Saturday, November 14, 2009

So People are Talking About Rand again, Eh?

The surge in popular media mentions of Ayn Rand has got me reflecting on my history with her ideas. Now that I'm asking to be taken seriously by the academic establishment, does making my positions on a topic unpopular in that field serve my interests? The positions exist, and it would be a breach of integrity to pretend that they don't just because they're likely to be poorly received.

"Be responsible for your self; don't tolerate or participate in the abuse of others, and don't tolerate or participate in the abuse of yourself." In paraphrased form, that is the kernel of Rand's inspiration. It's a clear and timeless message that didn't originate with her, but found powerful expression in her writing. It's the idea that defines what it means to be "Liberal" in the original sense, and it would be difficult to state a contrary position that doesn't rely on racism, sexism, imperialism, or some other form of exploitation-ism.
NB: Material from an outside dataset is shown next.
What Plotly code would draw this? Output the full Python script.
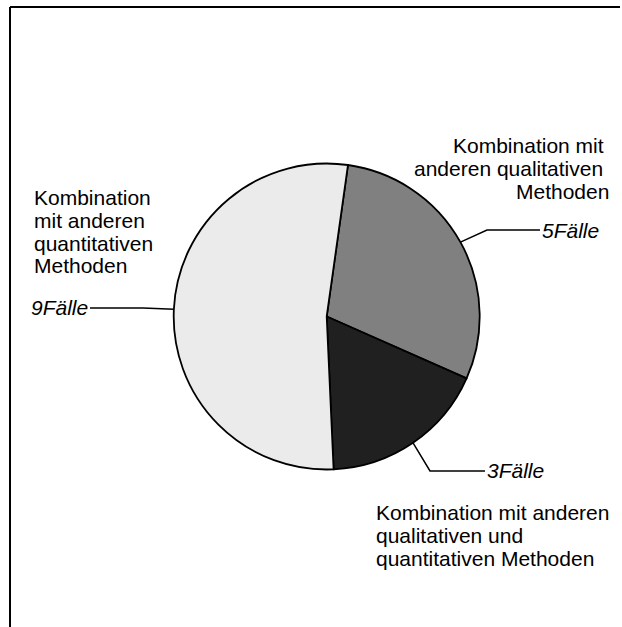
import math
import plotly.graph_objects as go

# ---- data ----
categories = [
    "Kombination mit anderen qualitativen Methoden",
    "Kombination mit anderen qualitativen und quantitativen Methoden",
    "Kombination mit anderen quantitativen Methoden",
]
values = [5, 3, 9]
value_labels = ["5Fälle", "3Fälle", "9Fälle"]
label_lines = [
    ["Kombination mit\u00a0", "anderen qualitativen\u00a0", "Methoden"],
    ["Kombination mit anderen", "qualitativen und", "quantitativen Methoden"],
    ["Kombination", "mit anderen", "quantitativen", "Methoden"],
]
colors = ["#808080", "#202020", "#ebebeb"]
start_angle = 8  # degrees clockwise from 12 o'clock

# ---- layout constants (pixels) ----
W, H = 622, 627
CX, CY, R = 326.7, 316.5, 153.0
FS = 21
FONT = "Liberation Sans, Arial, sans-serif"

# category text blocks: (x, anchor, first baseline)
block_pos = [(611, "right", 153), (374, "left", 520), (32, "left", 205)]
LINE_H = 22.7
# value labels: (x, anchor, baseline)
value_pos = [(540, "left", 238), (485, "left", 478), (90, "right", 315)]
# leader elbows: (elbow point, end point)
leaders = [((487, 230), (540, 230)), ((430, 471), (485, 471)), ((143, 308), (90, 308))]


def px(x):
    return x / W


def py(y):
    return 1 - y / H


fig = go.Figure(
    go.Pie(
        labels=categories,
        values=values,
        sort=False,
        direction="clockwise",
        rotation=start_angle,
        marker=dict(colors=colors, line=dict(color="black", width=1.8)),
        textinfo="none",
        hoverinfo="label+value",
        showlegend=False,
        domain=dict(x=[px(CX - R), px(CX + R)], y=[py(CY + R), py(CY - R)]),
    )
)

annotations = []
shapes = []
total = sum(values)
acc = 0
for i, v in enumerate(values):
    mid = math.radians(start_angle + (acc + v / 2) / total * 360)
    acc += v
    ax = CX + R * math.sin(mid)
    ay = CY - R * math.cos(mid)
    (ex, ey), (tx, ty) = leaders[i]
    shapes.append(dict(
        type="path", xref="paper", yref="paper",
        path=f"M {px(ax)},{py(ay)} L {px(ex)},{py(ey)} L {px(tx)},{py(ty)}",
        line=dict(color="black", width=1.5),
    ))
    vx, vanc, vb = value_pos[i]
    annotations.append(dict(
        x=px(vx), y=py(vb - 0.3465 * FS), xref="paper", yref="paper",
        xanchor=vanc, yanchor="middle", showarrow=False,
        text=f"<i>{value_labels[i]}</i>",
        font=dict(family=FONT, size=FS, color="black"),
    ))
    bx, banc, bb = block_pos[i]
    for k, line in enumerate(label_lines[i]):
        annotations.append(dict(
            x=px(bx), y=py(bb + k * LINE_H - 0.3465 * FS), xref="paper", yref="paper",
            xanchor=banc, yanchor="middle", showarrow=False, text=line,
            font=dict(family=FONT, size=FS, color="black"),
        ))

# frame lines (top and left)
shapes.append(dict(type="line", xref="paper", yref="paper", x0=px(10), y0=py(7), x1=px(620), y1=py(7),
                   line=dict(color="black", width=2)))
shapes.append(dict(type="line", xref="paper", yref="paper", x0=px(10), y0=py(7), x1=px(10), y1=py(627),
                   line=dict(color="black", width=2)))

fig.update_layout(
    width=W, height=H,
    margin=dict(l=0, r=0, t=0, b=0),
    paper_bgcolor="white", plot_bgcolor="white",
    annotations=annotations, shapes=shapes,
)

fig.write_html(
    "out.html",
    config={"displayModeBar": False},
    post_script="document.body.style.margin='0';document.body.style.overflow='hidden';",
)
That nugget has been the important part for me, and it has been the part that I've focused on. I would venture to guess that the negative impression that many budding intellectuals have of Rand stems from her not "playing nice," from some Hansonian status-motivation that causes people to be resistant to affiliating with someone who has caused herself to be disliked by a broad class of others, regardless of what she actually has to say.

With that said, some of what Rand has to say (especially about other thinkers and writers) is misguided and ignorant. She derides Hayek and Friedman, who are two of the most powerful voices in support of the same ideas she cherished. But who cares? You don't have to take it all as a "packaged deal." Agreeing with a person on one thing does not commit you to the loyal support of everything else they ever say. Rand was a flawed human being? Ha. Show me an unflawed one. I might even suggest that she deserves some credit for being authentic, for not hiding the aspects of herself that others are bound to dislike just as a matter of social convenience.

Also, I think people are hung-up on her gender. It seems "off" when a woman is as brash and bold as she was, but pretty standard when men exhibit the same characteristics. The fact that Rand isn't celebrated by the feminist movement is, I suspect, solely the product of her distaste for the ideas that get associated with modern feminism.

Other people's views aside: Rand inspired me with in her love of human accomplishment, her conviction, her pursuit of rationality, and her passionate belief that she could positively affect the course of human history. Those things I will take with me; the rest was ephemeral.